Fri, 6pm: Yay! I’m leaving work! To go have drinks at Rosa Bonheur! Because summer has arrived! Yay!
Fri, 8pm: Man, I’m beat from the week. Get me another sangria?
Fri, 10pm: Really? Wasn’t the scene at Rosa Bonheur better last year? What happened?
Fri 11pm: How depressing. Rosa Bonheur is already passé. And nobody is at La Trinquette or Andy Wahloo. Where are we going to hang out all summer? What is up with Paris??
Sat, 9am: Too early for a work meeting. Wrong day for a work meeting. Why, why??
Sat, 11am: Yay, freedom! Now, I have the whole weekend ahead of me.
Sat, 1pm: Score! I love my new Helmut Lang dress. Especially since it was half off.
Sat, 4pm: Sigh. Why can’t I snap my fingers and have everything written, instead of actually having to sit here at my computer and figure out what to write?
Sat, 5pm: Angst. Writer’s angst.
Sat, 8pm: Excited for the World Cup!
Sat, 8:30pm: U! S! A! U! S! A!
Sat, 8:36pm: Merde. Ghana scored.
Sat, 9:32pm: U! S! A! U! S! A! Looking good!
Sat, 9:45pm: Wow!

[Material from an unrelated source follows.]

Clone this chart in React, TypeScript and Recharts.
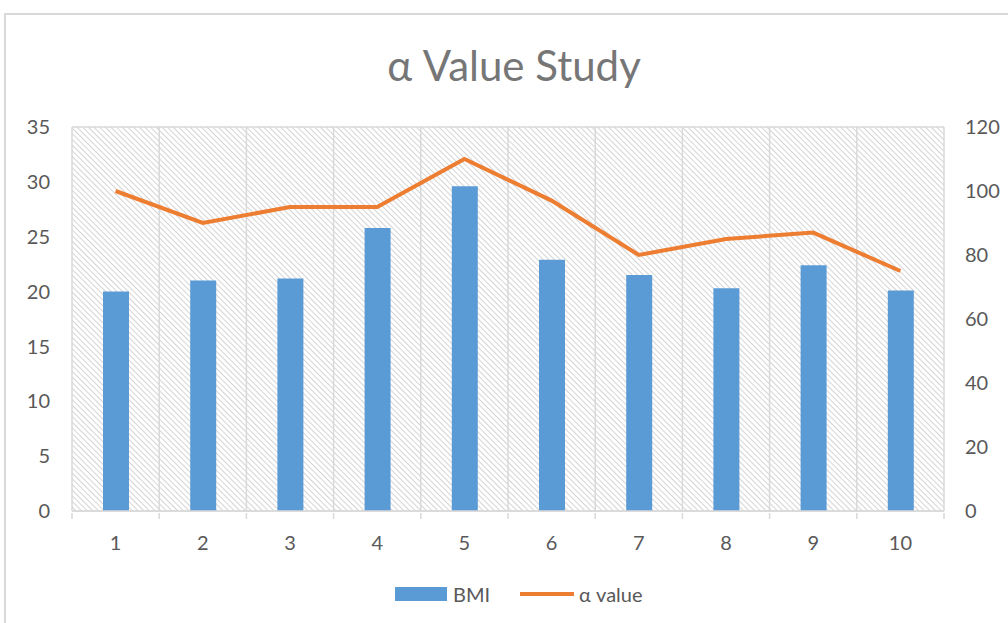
import React from "react";
import {
  ComposedChart,
  Bar,
  Line,
  XAxis,
  YAxis,
  CartesianGrid,
} from "recharts";

const categories = ["1", "2", "3", "4", "5", "6", "7", "8", "9", "10"];
const bmiValues = [20, 21, 21.2, 25.8, 29.6, 22.9, 21.5, 20.3, 22.4, 20.1];
const alphaValues = [100, 90, 95, 95, 110, 97, 80, 85, 87, 75];
const leftTicks = [0, 5, 10, 15, 20, 25, 30, 35];
const rightTicks = [0, 20, 40, 60, 80, 100, 120];

const data = categories.map((c, i) => ({
  name: c,
  bmi: bmiValues[i],
  alpha: alphaValues[i],
}));

const W = 1008;
const H = 623;
const PLOT_LEFT = 72;
const PLOT_RIGHT = 944;
const PLOT_TOP = 127;
const PLOT_BOTTOM = 511;
const X_AXIS_H = 30;
const BAND = (PLOT_RIGHT - PLOT_LEFT) / categories.length;
const TEXT = "#595959";
const GRID = "#d9d9d9";
const FONT = "Lato, 'Open Sans', sans-serif";

const XTick = (props: any) => {
  const { x, y, payload, index } = props;
  const half = BAND / 2;
  return (
    <g>
      <line x1={x - half} x2={x - half} y1={y} y2={y + 6} stroke={GRID} strokeWidth={1.5} />
      {index === categories.length - 1 && (
        <line x1={x + half} x2={x + half} y1={y} y2={y + 6} stroke={GRID} strokeWidth={1.5} />
      )}
      <text x={x} y={y + 37} textAnchor="middle" fill={TEXT} fontSize={20} fontFamily={FONT}>
        {payload.value}
      </text>
    </g>
  );
};

const verticalPoints = Array.from({ length: categories.length + 1 }, (_, i) => PLOT_LEFT + i * BAND);

export default function App() {
  return (
    <div style={{ position: "absolute", left: 0, top: 0, width: W, height: H, overflow: "hidden", background: "#fff" }}>
      <div
        style={{
          position: "absolute",
          left: 4,
          top: 13,
          width: W + 20,
          height: H + 20,
          boxSizing: "border-box",
          borderTop: "2px solid #d9d9d9",
          borderLeft: "2px solid #d9d9d9",
        }}
      />
      <div
        style={{
          position: "absolute",
          top: 37,
          left: 0,
          width: 1028,
          textAlign: "center",
          fontFamily: FONT,
          fontSize: 42,
          color: "#767676",
          lineHeight: "56px",
        }}
      >
        α Value Study
      </div>
      <div style={{ position: "absolute", left: 0, top: 0 }}>
        <ComposedChart
          width={W}
          height={H}
          data={data}
          margin={{ top: PLOT_TOP, bottom: H - PLOT_BOTTOM - X_AXIS_H, left: 12, right: 4 }}
        >
          <defs>
            <pattern id="hatch" width="4" height="4" patternUnits="userSpaceOnUse" patternTransform="rotate(-45)">
              <rect width="4" height="4" fill="#ffffff" />
              <line x1="0" y1="0" x2="0" y2="4" stroke="#d4d4d4" strokeWidth="2" />
            </pattern>
          </defs>
          <CartesianGrid
            fill="url(#hatch)"
            fillOpacity={1}
            stroke={GRID}
            strokeWidth={1.5}
            verticalPoints={verticalPoints}
          />
          <XAxis
            dataKey="name"
            height={X_AXIS_H}
            tick={<XTick />}
            tickLine={false}
            tickSize={0}
            axisLine={{ stroke: GRID, strokeWidth: 1.5 }}
            interval={0}
          />
          <YAxis
            yAxisId="left"
            orientation="left"
            width={60}
            domain={[0, 35]}
            ticks={leftTicks}
            tickLine={false}
            tickSize={0}
            tickMargin={22}
            axisLine={false}
            tick={{ fill: TEXT, fontSize: 20, fontFamily: FONT }}
          />
          <YAxis
            yAxisId="right"
            orientation="right"
            width={60}
            domain={[0, 120]}
            ticks={rightTicks}
            tickLine={false}
            tickSize={0}
            tickMargin={21}
            axisLine={false}
            tick={{ fill: TEXT, fontSize: 20, fontFamily: FONT, textAnchor: "start" }}
          />
          <Bar yAxisId="left" dataKey="bmi" fill="#5b9bd5" barSize={26} isAnimationActive={false} />
          <Line
            yAxisId="right"
            dataKey="alpha"
            stroke="#ed7d31"
            strokeWidth={4}
            dot={false}
            type="linear"
            isAnimationActive={false}
          />
        </ComposedChart>
      </div>
      <div
        style={{
          position: "absolute",
          top: 582,
          left: 395,
          display: "flex",
          alignItems: "center",
          fontFamily: FONT,
          fontSize: 20,
          color: TEXT,
        }}
      >
        <span style={{ display: "inline-block", width: 52, height: 14, background: "#5b9bd5", marginRight: 6 }} />
        <span>BMI</span>
        <span style={{ display: "inline-block", width: 54, height: 4, background: "#ed7d31", marginLeft: 30, marginRight: 5 }} />
        <span>α value</span>
      </div>
    </div>
  );
}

What a game!
Sat, 10:03pm: Merde. Ghana scored.
Sat, 10:10pm: Wow! What a game!
Sat, 10:30pm: Merde. Ghana won.
Sun, 1am: Drunk, tired, get yourself home. Get yourself to bed.
Sun, 9am: I love the weekends.
Sun, 11:30am: Incredible! Exhilaration! I love this city! I love summer! I love the Velibs! I could bike all day long!
Sun, 12:30: Incredible! Exhilaration! I love this city! I love summer! I love the farmer’s markets! Cherries and nectarines and peonies and rotisserie chicken! Gimme, gimme!
Sun, 2pm: I love the weekends.
Sun, 3pm: So. Tired. Must. Nap.
Sun, 4pm: So. Groggy. But must. Write.
Sun, 5pm: Angst. Writer’s angst.
Sun, 6pm: Lovely. The sun is out. I have eaten well. Summer is here.
Sun, 9pm: Yay. A couple more hours of writing, done. A reward to myself: Crazy Hearts download from iTunes.
Sun, 11pm: That was more depressing than I bargained for. Sigh. Not exactly the high note I was looking to end the weekend on.
Sun, 11:10pm: NO.
NO, NO, NO. Omigod, no! My fucking cap did not just fall out!?
Sun, 11:11pm: Mom, can you pick up the phone?!
Sun, 11:15pm: Why did this happen to me? Why am I living 3600 miles from home?? Why am I alone?? Wtf am I doing?
Sun, 11:20pm: Thank god for good moms. Thank god for my mom.
Sun, 11:25pm: How am I going to find a freakin’ dentist?
Sun, 11:30pm: It’s okay. I will be able to stop crying soon.
Sun, 11:32pm: Wtf am I doing?? Why am I living so far from home?
Sun, 11:40pm: Thank god for friends. Thank god for Mel.
Sun, 11:45pm: Immense gratitude.
Sun, 11:55pm: Immense sadness.
Sun, 11:59pm: Immense loneliness.
Mon, 12:10am: It’s okay. I will get through this.
Mon, 12:20am: Wtf am I doing?? Why am I living so far from home?
Mon, 12:30am: Everything will be okay.
Mon, 12:40am: Wtf am I doing?? Why am I living so far from home?
Mon, 1am: I am so freakin’ tired. Why can’t I sleep?
Mon, 7:30am: Merde. It wasn’t a bad dream.
Mon, 8am: Ohmypuffyeyes.
Mon, 8:01am: Ohmyscarymouth.
Mon, 10am: Thank god Mel’s dentist can see me.
Mon; 10:30am: Did someone drug me? Or is this what could be called an emotional hangover?
Mon, 11am: That’s it? A 20-second procedure to fix 12-hours of personal trauma?
Mon, 11:30am: Thank god. I have all my teeth back, firmly in place.
Mon; 11:50am: Seriously, did someone drug me??
Mon, 1pm: Starving.
Mon, 2pm: Anxiety. Is it safe to eat?
Mon, 2:30pm: Relief. It stayed in.
Mon 3pm: Exhausted.
Mon, 4pm: Clarity. The fog is lifting.